- _WHAT IS ASKED_
Leave the pictures out. Retype exactly the lines below from the one containing "Rebuild this chart" through the one containing "level = 0.05", and no others.

Records with drawing code:
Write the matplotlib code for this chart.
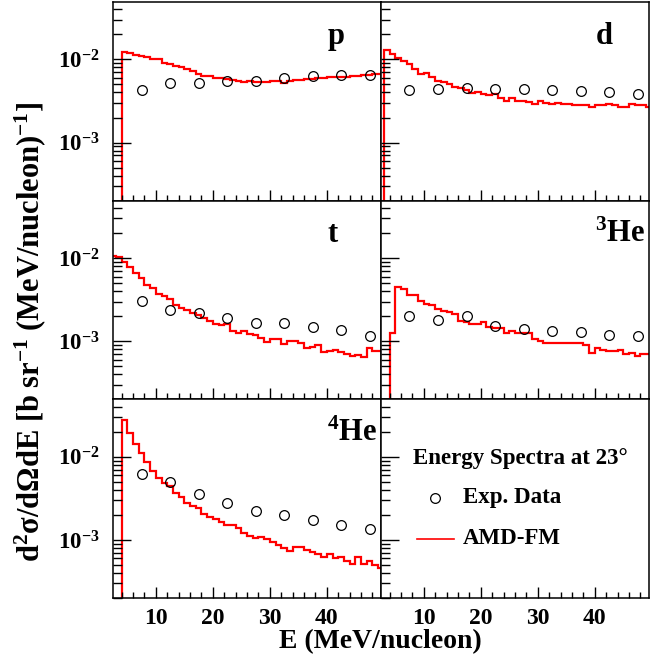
import numpy as np
import matplotlib
matplotlib.use('Agg')
import matplotlib.pyplot as plt
from matplotlib.ticker import FixedLocator, MultipleLocator, FuncFormatter, LogLocator, NullFormatter
from matplotlib.lines import Line2D

plt.rcParams['font.family'] = ['Liberation Serif', 'DejaVu Serif']
plt.rcParams['font.weight'] = 'bold'
plt.rcParams['mathtext.fontset'] = 'custom'
plt.rcParams['mathtext.rm'] = 'Liberation Serif:bold'
plt.rcParams['mathtext.bf'] = 'Liberation Serif:bold'
plt.rcParams['mathtext.it'] = 'Liberation Serif:bold:italic'
plt.rcParams['mathtext.default'] = 'rm'

#%% data

exp_E = [7.5, 12.5, 17.5, 22.5, 27.5, 32.5, 37.5, 42.5, 47.5]

exp_p = [0.00432, 0.0052, 0.00515, 0.0055, 0.0055, 0.00597, 0.00624, 0.00641, 0.00648]
exp_d = [0.00428, 0.00444, 0.00449, 0.00444, 0.00436, 0.00428, 0.0042, 0.00405, 0.0038]
exp_t = [0.00308, 0.0024, 0.00217, 0.00189, 0.00166, 0.00166, 0.00147, 0.00135, 0.00117]
exp_he3 = [0.002, 0.00182, 0.00203, 0.00151, 0.00141, 0.00132, 0.00128, 0.0012, 0.00116]
exp_he4 = [0.00625, 0.00501, 0.00356, 0.00275, 0.00225, 0.00197, 0.00172, 0.00151, 0.00137]

# AMD-FM histograms, 1 MeV/nucleon bins, first bin lower edge given
amd_p_start = 4
amd_p = [0.0122, 0.0120, 0.0114, 0.0111, 0.0106, 0.0102, 0.0101, 0.0091, 0.0087, 0.0083,
         0.0080, 0.0077, 0.0072, 0.0066, 0.0064, 0.0063, 0.0060, 0.0059, 0.0058, 0.0057,
         0.0055, 0.0054, 0.0055, 0.0054, 0.0054, 0.0054, 0.0055, 0.0055, 0.0052, 0.0055,
         0.0056, 0.0057, 0.0058, 0.0058, 0.0059, 0.0060, 0.0061, 0.0061, 0.0062, 0.0062,
         0.0063, 0.0063, 0.0065, 0.0065, 0.0066, 0.0066]

amd_d_start = 3
amd_d = [0.0128, 0.0117, 0.0103, 0.0095, 0.0087, 0.0076, 0.0067, 0.0069, 0.0061, 0.0055,
         0.0053, 0.0051, 0.0047, 0.0045, 0.0043, 0.0039, 0.0041, 0.0038, 0.0037, 0.0038,
         0.0034, 0.0032, 0.0034, 0.0032, 0.0032, 0.0031, 0.0029, 0.0032, 0.0030, 0.0029,
         0.0030, 0.0029, 0.0029, 0.0028, 0.0028, 0.0028, 0.0027, 0.0028, 0.0028, 0.0029,
         0.0028, 0.0027, 0.0027, 0.0029, 0.0028, 0.0028, 0.0027]

amd_t_start = 2
amd_t = [0.0105, 0.0103, 0.0090, 0.0078, 0.0066, 0.0057, 0.0048, 0.0044, 0.0037, 0.0035,
         0.0032, 0.0027, 0.0025, 0.0024, 0.0022, 0.00205, 0.0019, 0.00175, 0.0016, 0.00156,
         0.0016, 0.00132, 0.00127, 0.00132, 0.00121, 0.00118, 0.0011, 0.00098, 0.00107, 0.00105,
         0.00093, 0.0010, 0.0010, 0.00096, 0.00084, 0.00085, 0.0009, 0.00075, 0.00077, 0.00079,
         0.00075, 0.00071, 0.00066, 0.00068, 0.00064, 0.00084, 0.00077, 0.00077]

amd_he3_start = 4
amd_he3 = [0.00124, 0.00449, 0.00428, 0.00363, 0.00356, 0.00305, 0.00283, 0.0027, 0.00247, 0.00231,
           0.00225, 0.00211, 0.00175, 0.0017, 0.00163, 0.0016, 0.0017, 0.00149, 0.00146, 0.00145,
           0.00127, 0.00132, 0.00124, 0.00124, 0.00124, 0.00105, 0.0010, 0.00094, 0.00096, 0.00094,
           0.00094, 0.00095, 0.00096, 0.00094, 0.0009, 0.00072, 0.00084, 0.00078, 0.00077, 0.00077,
           0.00078, 0.0007, 0.00072, 0.00066, 0.00071, 0.0007]

amd_he4_start = 4
amd_he4 = [0.0275, 0.0194, 0.0142, 0.0110, 0.0087, 0.0068, 0.0055, 0.0049, 0.0044, 0.0037,
           0.0033, 0.00275, 0.00255, 0.0024, 0.00205, 0.0019, 0.00177, 0.00166, 0.00151, 0.00149,
           0.00138, 0.00122, 0.00111, 0.00105, 0.00107, 0.00102, 0.00095, 0.00087, 0.00081, 0.00074,
           0.00083, 0.00083, 0.00076, 0.00072, 0.00068, 0.00063, 0.00067, 0.00061, 0.00063, 0.00056,
           0.00052, 0.00063, 0.00051, 0.00055, 0.0005, 0.00046]

labels = ['p', 'd', 't', r'$^{3}$He', r'$^{4}$He']
exps = [exp_p, exp_d, exp_t, exp_he3, exp_he4]
amds = [(amd_p_start, amd_p), (amd_d_start, amd_d), (amd_t_start, amd_t),
        (amd_he3_start, amd_he3), (amd_he4_start, amd_he4)]

#%% figure

fig, axes = plt.subplots(3, 2, figsize=(6.69, 6.63), dpi=100, sharex=True, sharey=True)
fig.subplots_adjust(left=0.169, right=0.970, top=0.997, bottom=0.098, hspace=0, wspace=0)

RED = '#ff0000'

for ax in axes.flat:
    ax.set_yscale('log')
    ax.set_xlim(2.5, 49.5)
    ax.set_ylim(2.0e-4, 4.9e-2)
    ax.xaxis.set_major_locator(FixedLocator([10, 20, 30, 40]))
    ax.xaxis.set_minor_locator(MultipleLocator(2))
    ax.yaxis.set_major_locator(LogLocator(base=10))
    ax.yaxis.set_minor_locator(LogLocator(base=10, subs=np.arange(2, 10)))
    ax.yaxis.set_major_formatter(FuncFormatter(lambda v, pos: r'$10^{%d}$' % round(np.log10(v))))
    ax.yaxis.set_minor_formatter(NullFormatter())
    ax.tick_params(axis='x', which='major', direction='in', length=8, width=1, labelsize=17, pad=7)
    ax.tick_params(axis='x', which='minor', direction='in', length=4, width=1)
    ax.tick_params(axis='y', which='major', direction='in', length=13, width=1, labelsize=16.5, pad=10)
    ax.tick_params(axis='y', which='minor', direction='in', length=6.5, width=1)
    for sp in ax.spines.values():
        sp.set_linewidth(1.1)

for i, ax in enumerate(axes.flat[:5]):
    start, vals = amds[i]
    edges = np.arange(start, start + len(vals) + 1)
    ax.stairs(vals, edges, baseline=1e-6, color=RED, lw=1.6)
    ax.plot(exp_E, exps[i], 'o', mfc='none', mec='black', mew=0.9, ms=7)
    ax.text(0.80, 0.79, labels[i], transform=ax.transAxes, fontsize=22,
            fontweight='bold', ha='left', va='baseline')

# legend panel
leg = axes[2, 1]
leg.text(0.52, 0.70, 'Energy Spectra at 23\u00b0', transform=leg.transAxes,
         fontsize=16.5, fontweight='bold', ha='center', va='center')
leg.add_line(Line2D([0.20], [0.505], transform=leg.transAxes, marker='o', mfc='none',
                    mec='black', mew=0.9, ms=7, ls='none'))
leg.text(0.307, 0.505, 'Exp. Data', transform=leg.transAxes, fontsize=16.5,
         fontweight='bold', ha='left', va='center')
leg.add_line(Line2D([0.134, 0.272], [0.298, 0.298], transform=leg.transAxes, color=RED, lw=1.2))
leg.text(0.307, 0.298, 'AMD-FM', transform=leg.transAxes, fontsize=16.5,
         fontweight='bold', ha='left', va='center')

fig.text(0.568, 0.033, 'E (MeV/nucleon)', fontsize=20, fontweight='bold', ha='center', va='center')
fig.text(0.045, 0.5, 'd$^{2}$\u03c3/d\u03a9dE [b sr$^{-1}$ (MeV/nucleon)$^{-1}$]', fontsize=22,
         fontweight='bold', rotation=90, ha='center', va='center')

fig.savefig('out.png', dpi=100)
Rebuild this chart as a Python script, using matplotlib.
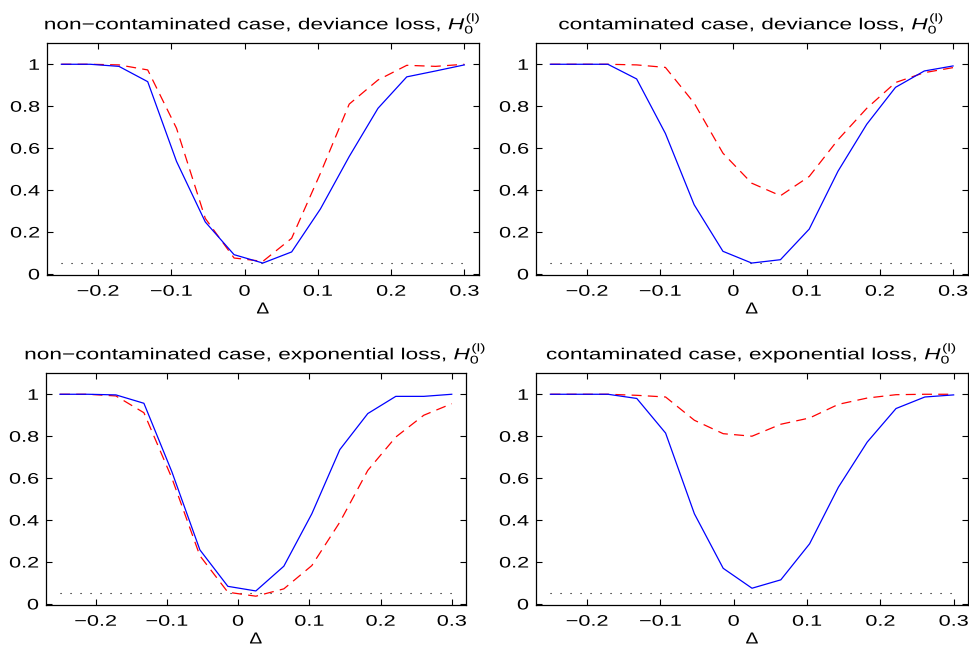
import numpy as np
import matplotlib
matplotlib.use("Agg")
import matplotlib.pyplot as plt
from matplotlib.patheffects import AbstractPathEffect
from matplotlib.transforms import Affine2D

plt.rcParams['font.family'] = ['Liberation Sans', 'DejaVu Sans']
plt.rcParams['mathtext.fontset'] = 'custom'
plt.rcParams['mathtext.rm'] = 'Liberation Sans'
plt.rcParams['mathtext.it'] = 'Liberation Sans:italic'

delta = np.linspace(-0.25, 0.3, 15)
level = 0.05

titles = [
    "non\u2212contaminated case, deviance loss, $H_0^{(\\mathrm{l})}$",
    "contaminated case, deviance loss, $H_0^{(\\mathrm{l})}$",
    "non\u2212contaminated case, exponential loss, $H_0^{(\\mathrm{l})}$",
    "contaminated case, exponential loss, $H_0^{(\\mathrm{l})}$",
]

blue_nc_dev = [1.0, 1.0, 0.99, 0.917, 0.537, 0.248, 0.092, 0.052, 0.105, 0.31, 0.56, 0.79, 0.94, 0.968, 0.997]
red_nc_dev = [1.0, 1.0, 0.997, 0.973, 0.695, 0.265, 0.076, 0.06, 0.17, 0.48, 0.81, 0.925, 0.995, 0.99, 1.0]

blue_c_dev = [1.0, 1.0, 1.0, 0.93, 0.67, 0.33, 0.108, 0.052, 0.068, 0.214, 0.49, 0.714, 0.89, 0.968, 0.992]
red_c_dev = [1.0, 1.0, 1.0, 0.997, 0.985, 0.815, 0.576, 0.433, 0.373, 0.465, 0.64, 0.79, 0.913, 0.96, 0.984]

blue_nc_exp = [1.0, 1.0, 0.997, 0.957, 0.63, 0.258, 0.084, 0.062, 0.18, 0.43, 0.736, 0.908, 0.99, 0.99, 1.0]
red_nc_exp = [1.0, 1.0, 0.992, 0.912, 0.6, 0.23, 0.056, 0.037, 0.072, 0.183, 0.39, 0.637, 0.796, 0.9, 0.955]

blue_c_exp = [1.0, 1.0, 1.0, 0.98, 0.815, 0.43, 0.17, 0.075, 0.115, 0.287, 0.557, 0.772, 0.932, 0.987, 0.997]
red_c_exp = [1.0, 1.0, 1.0, 0.995, 0.987, 0.876, 0.812, 0.8, 0.857, 0.887, 0.952, 0.982, 0.998, 1.0, 1.0]

blues = [blue_nc_dev, blue_c_dev, blue_nc_exp, blue_c_exp]
reds = [red_nc_dev, red_c_dev, red_nc_exp, red_c_exp]

xticks = [-0.2, -0.1, 0, 0.1, 0.2, 0.3]
xticklabels = ["\u22120.2", "\u22120.1", "0", "0.1", "0.2", "0.3"]
yticks = [0, 0.2, 0.4, 0.6, 0.8, 1]
yticklabels = ["0", "0.2", "0.4", "0.6", "0.8", "1"]


class Stretch(AbstractPathEffect):
    """Stretch text glyphs horizontally about an anchor."""
    def __init__(self, sx=1.4, align='center'):
        super().__init__()
        self.sx = sx
        self.align = align

    def draw_path(self, renderer, gc, tpath, affine, rgbFace=None):
        ext = tpath.get_extents()
        if self.align == 'center':
            cx = 0.5 * (ext.x0 + ext.x1)
        elif self.align == 'right':
            cx = ext.x1
        else:
            cx = ext.x0
        t = Affine2D().translate(-cx, 0).scale(self.sx, 1).translate(cx, 0) + affine
        renderer.draw_path(gc, tpath, t, rgbFace)


SX = 1.42

fig = plt.figure(figsize=(9.7, 6.5), dpi=100)
W, H = 970, 650
boxes = [
    (46.7, 43.3, 479, 275),
    (535.7, 43.3, 967.7, 275),
    (45.7, 373.3, 466, 605),
    (535.7, 373.3, 968.3, 605),
]

for i, (x0, y0, x1, y1) in enumerate(boxes):
    ax = fig.add_axes([x0 / W, 1 - y1 / H, (x1 - x0) / W, (y1 - y0) / H])
    ax.plot([delta[0], delta[-1]], [level, level], color='black',
            linestyle=(0, (1, 8)), lw=0.8)
    ax.plot(delta, reds[i], color='red', linestyle=(0, (8, 5)), lw=0.9)
    ax.plot(delta, blues[i], color='blue', linestyle='-', lw=0.9)
    ax.set_xlim(-0.27, 0.32)
    ax.set_ylim(-0.005, 1.1)
    ax.set_xticks(xticks)
    ax.set_xticklabels(xticklabels)
    ax.set_yticks(yticks)
    ax.set_yticklabels(yticklabels)
    ax.tick_params(direction='in', top=True, right=True, length=4,
                   width=0.8, labelsize=11)
    ax.tick_params(axis='x', pad=7)
    ax.tick_params(axis='y', pad=5)
    for lab in ax.get_xticklabels():
        lab.set_path_effects([Stretch(SX, 'center')])
    for lab in ax.get_yticklabels():
        lab.set_path_effects([Stretch(SX, 'right')])
    for s in ax.spines.values():
        s.set_linewidth(0.9)
    xl = ax.set_xlabel("\u0394", fontsize=11.5, labelpad=2)
    xl.set_path_effects([Stretch(1.2, 'center')])
    t = ax.set_title(titles[i], fontsize=11.5, pad=10)
    t.set_path_effects([Stretch(SX, 'center')])

fig.savefig("out.png", dpi=100)
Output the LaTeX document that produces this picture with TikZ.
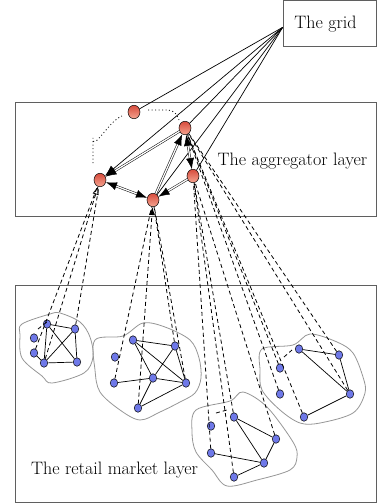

- _CORRECT OUTPUT_
Rebuild this chart as a Python script, using matplotlib.
import numpy as np
import matplotlib
matplotlib.use("Agg")
import matplotlib.pyplot as plt
from matplotlib.patheffects import AbstractPathEffect
from matplotlib.transforms import Affine2D

plt.rcParams['font.family'] = ['Liberation Sans', 'DejaVu Sans']
plt.rcParams['mathtext.fontset'] = 'custom'
plt.rcParams['mathtext.rm'] = 'Liberation Sans'
plt.rcParams['mathtext.it'] = 'Liberation Sans:italic'

delta = np.linspace(-0.25, 0.3, 15)
level = 0.05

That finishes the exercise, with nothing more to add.